→ **Exercise**: Extract the lines from the start through the line that holds "width=2.403cm, minimum height=1.05cm]", both included, omitting all images.
[Start of Supplied data]
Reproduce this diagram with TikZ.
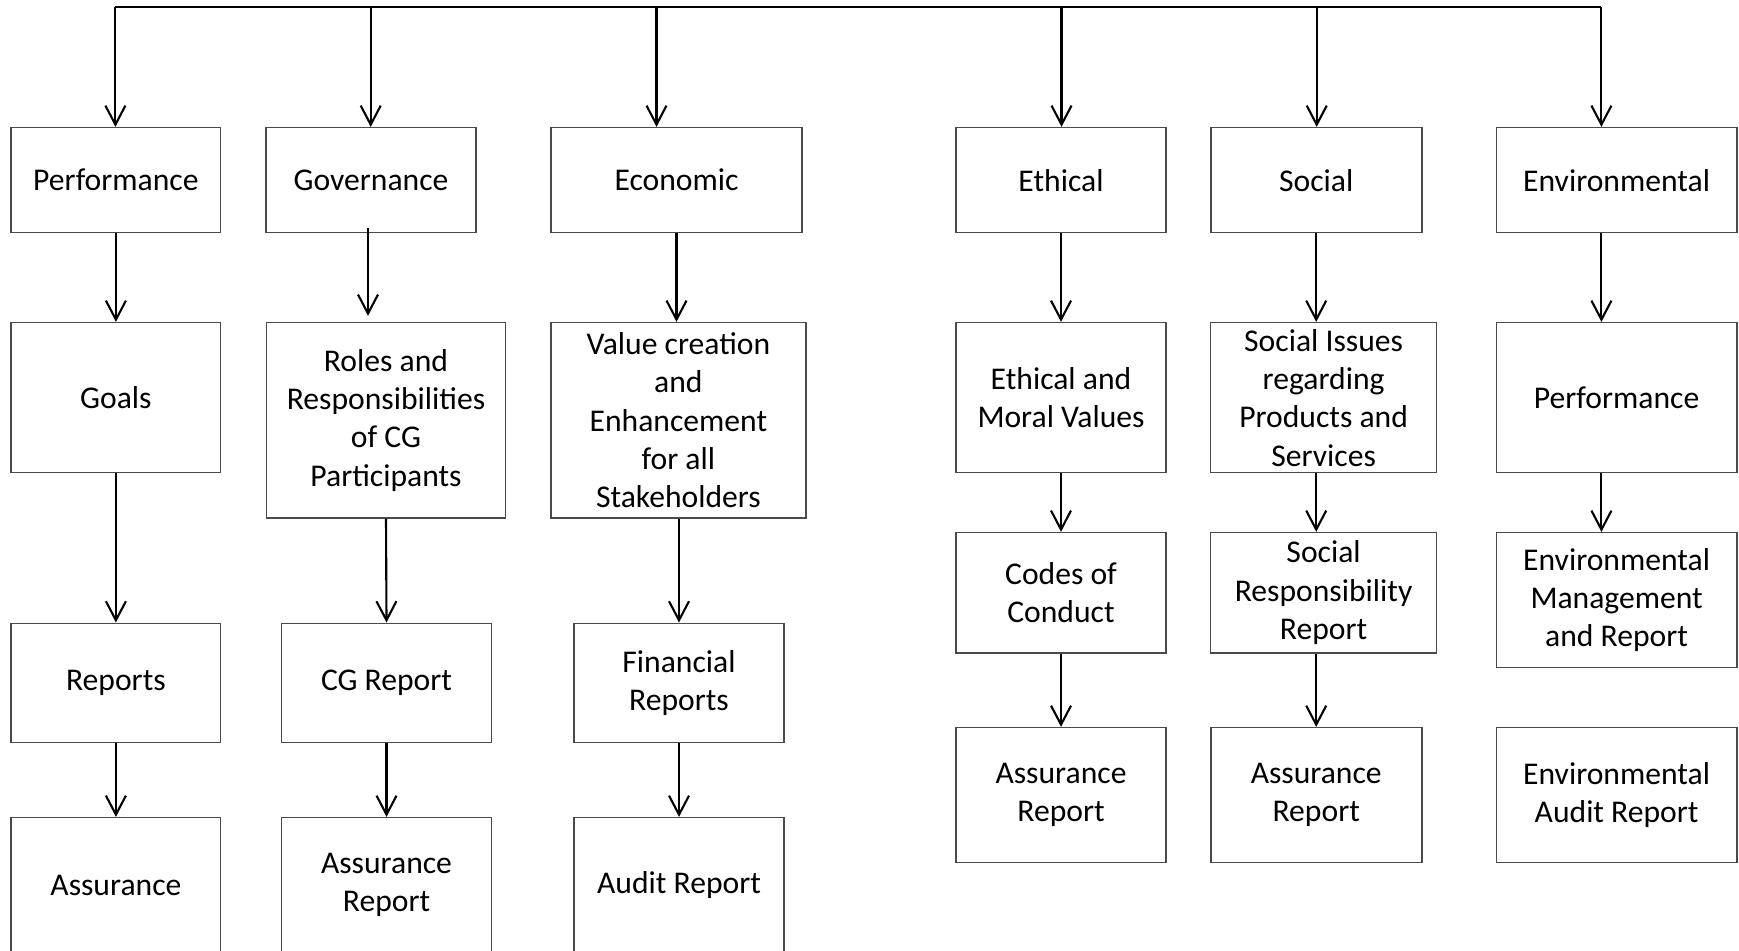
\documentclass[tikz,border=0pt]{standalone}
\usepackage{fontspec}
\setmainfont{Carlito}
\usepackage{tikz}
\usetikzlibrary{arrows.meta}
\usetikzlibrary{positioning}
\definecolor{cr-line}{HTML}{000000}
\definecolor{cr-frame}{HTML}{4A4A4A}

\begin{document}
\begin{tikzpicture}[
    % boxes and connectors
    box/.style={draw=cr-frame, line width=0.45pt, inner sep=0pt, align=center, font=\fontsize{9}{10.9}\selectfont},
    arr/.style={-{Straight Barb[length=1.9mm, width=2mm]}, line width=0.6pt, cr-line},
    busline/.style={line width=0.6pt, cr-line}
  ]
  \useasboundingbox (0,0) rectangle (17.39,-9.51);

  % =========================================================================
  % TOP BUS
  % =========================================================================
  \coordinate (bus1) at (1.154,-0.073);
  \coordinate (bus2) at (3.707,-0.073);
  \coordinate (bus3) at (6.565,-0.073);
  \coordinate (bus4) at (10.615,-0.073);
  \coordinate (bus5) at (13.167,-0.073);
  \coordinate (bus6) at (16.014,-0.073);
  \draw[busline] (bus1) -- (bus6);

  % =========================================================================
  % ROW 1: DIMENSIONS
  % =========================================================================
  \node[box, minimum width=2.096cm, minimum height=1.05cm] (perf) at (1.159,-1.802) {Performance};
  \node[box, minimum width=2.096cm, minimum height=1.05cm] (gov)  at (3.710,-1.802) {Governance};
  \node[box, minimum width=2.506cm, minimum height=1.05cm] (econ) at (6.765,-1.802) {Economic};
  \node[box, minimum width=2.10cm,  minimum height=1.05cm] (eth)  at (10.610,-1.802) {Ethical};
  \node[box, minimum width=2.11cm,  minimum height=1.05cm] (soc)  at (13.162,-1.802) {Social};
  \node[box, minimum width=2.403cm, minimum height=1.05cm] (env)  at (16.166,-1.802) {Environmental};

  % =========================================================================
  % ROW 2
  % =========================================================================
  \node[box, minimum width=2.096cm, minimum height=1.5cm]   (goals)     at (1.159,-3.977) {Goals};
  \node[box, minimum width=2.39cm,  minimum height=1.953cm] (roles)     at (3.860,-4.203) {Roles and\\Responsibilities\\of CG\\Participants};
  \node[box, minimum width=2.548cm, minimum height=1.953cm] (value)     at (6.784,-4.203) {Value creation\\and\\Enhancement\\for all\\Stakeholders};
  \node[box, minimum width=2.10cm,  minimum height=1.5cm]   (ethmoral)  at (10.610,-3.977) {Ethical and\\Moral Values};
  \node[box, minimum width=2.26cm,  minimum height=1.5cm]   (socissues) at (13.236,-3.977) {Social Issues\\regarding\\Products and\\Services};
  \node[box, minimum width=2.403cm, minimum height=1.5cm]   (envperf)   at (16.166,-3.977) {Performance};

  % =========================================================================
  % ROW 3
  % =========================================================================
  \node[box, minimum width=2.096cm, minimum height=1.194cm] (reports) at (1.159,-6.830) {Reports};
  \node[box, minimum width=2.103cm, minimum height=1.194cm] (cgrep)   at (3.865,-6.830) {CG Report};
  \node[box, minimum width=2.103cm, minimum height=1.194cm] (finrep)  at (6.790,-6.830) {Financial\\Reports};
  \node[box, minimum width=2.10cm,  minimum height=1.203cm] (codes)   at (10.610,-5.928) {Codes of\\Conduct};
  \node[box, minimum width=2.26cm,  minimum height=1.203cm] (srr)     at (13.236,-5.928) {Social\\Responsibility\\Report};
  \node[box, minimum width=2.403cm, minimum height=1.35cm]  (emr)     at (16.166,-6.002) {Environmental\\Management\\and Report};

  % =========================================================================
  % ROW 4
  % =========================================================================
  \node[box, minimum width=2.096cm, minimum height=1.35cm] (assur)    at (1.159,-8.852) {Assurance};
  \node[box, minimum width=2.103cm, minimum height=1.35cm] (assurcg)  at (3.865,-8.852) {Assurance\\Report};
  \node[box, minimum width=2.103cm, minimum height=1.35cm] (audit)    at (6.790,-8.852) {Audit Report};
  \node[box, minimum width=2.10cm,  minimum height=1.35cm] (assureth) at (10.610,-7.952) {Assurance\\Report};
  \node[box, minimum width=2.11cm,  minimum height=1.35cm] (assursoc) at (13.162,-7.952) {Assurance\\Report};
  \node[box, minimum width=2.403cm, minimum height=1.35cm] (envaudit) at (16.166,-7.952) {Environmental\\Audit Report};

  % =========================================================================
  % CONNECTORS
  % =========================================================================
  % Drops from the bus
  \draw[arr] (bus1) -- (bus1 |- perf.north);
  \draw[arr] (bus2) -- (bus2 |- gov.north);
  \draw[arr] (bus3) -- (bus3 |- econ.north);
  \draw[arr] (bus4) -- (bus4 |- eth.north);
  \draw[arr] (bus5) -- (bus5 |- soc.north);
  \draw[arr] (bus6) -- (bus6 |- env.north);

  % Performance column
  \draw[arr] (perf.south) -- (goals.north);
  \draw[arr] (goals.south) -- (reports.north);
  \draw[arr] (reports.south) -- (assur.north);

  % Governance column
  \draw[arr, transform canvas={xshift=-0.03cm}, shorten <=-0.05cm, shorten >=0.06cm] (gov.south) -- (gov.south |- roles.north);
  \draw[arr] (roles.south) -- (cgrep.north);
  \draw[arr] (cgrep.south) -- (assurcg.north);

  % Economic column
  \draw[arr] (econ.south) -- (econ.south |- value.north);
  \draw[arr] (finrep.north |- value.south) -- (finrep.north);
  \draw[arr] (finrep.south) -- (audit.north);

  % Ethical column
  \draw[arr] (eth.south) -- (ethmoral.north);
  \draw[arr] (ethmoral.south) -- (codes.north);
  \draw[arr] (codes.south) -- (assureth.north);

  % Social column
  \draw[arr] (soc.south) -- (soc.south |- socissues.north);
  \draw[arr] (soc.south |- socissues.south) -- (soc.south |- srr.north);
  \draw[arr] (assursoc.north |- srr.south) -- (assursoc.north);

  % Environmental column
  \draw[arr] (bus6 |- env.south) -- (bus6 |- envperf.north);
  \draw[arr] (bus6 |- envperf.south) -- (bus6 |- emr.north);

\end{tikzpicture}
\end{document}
[End of Supplied data]
→ **Task response**:
Reproduce this diagram with TikZ.
\documentclass[tikz,border=0pt]{standalone}
\usepackage{fontspec}
\setmainfont{Carlito}
\usepackage{tikz}
\usetikzlibrary{arrows.meta}
\usetikzlibrary{positioning}
\definecolor{cr-line}{HTML}{000000}
\definecolor{cr-frame}{HTML}{4A4A4A}

\begin{document}
\begin{tikzpicture}[
    % boxes and connectors
    box/.style={draw=cr-frame, line width=0.45pt, inner sep=0pt, align=center, font=\fontsize{9}{10.9}\selectfont},
    arr/.style={-{Straight Barb[length=1.9mm, width=2mm]}, line width=0.6pt, cr-line},
    busline/.style={line width=0.6pt, cr-line}
  ]
  \useasboundingbox (0,0) rectangle (17.39,-9.51);

  % =========================================================================
  % TOP BUS
  % =========================================================================
  \coordinate (bus1) at (1.154,-0.073);
  \coordinate (bus2) at (3.707,-0.073);
  \coordinate (bus3) at (6.565,-0.073);
  \coordinate (bus4) at (10.615,-0.073);
  \coordinate (bus5) at (13.167,-0.073);
  \coordinate (bus6) at (16.014,-0.073);
  \draw[busline] (bus1) -- (bus6);

  % =========================================================================
  % ROW 1: DIMENSIONS
  % =========================================================================
  \node[box, minimum width=2.096cm, minimum height=1.05cm] (perf) at (1.159,-1.802) {Performance};
  \node[box, minimum width=2.096cm, minimum height=1.05cm] (gov)  at (3.710,-1.802) {Governance};
  \node[box, minimum width=2.506cm, minimum height=1.05cm] (econ) at (6.765,-1.802) {Economic};
  \node[box, minimum width=2.10cm,  minimum height=1.05cm] (eth)  at (10.610,-1.802) {Ethical};
  \node[box, minimum width=2.11cm,  minimum height=1.05cm] (soc)  at (13.162,-1.802) {Social};
  \node[box, minimum width=2.403cm, minimum height=1.05cm] (env)  at (16.166,-1.802) {Environmental};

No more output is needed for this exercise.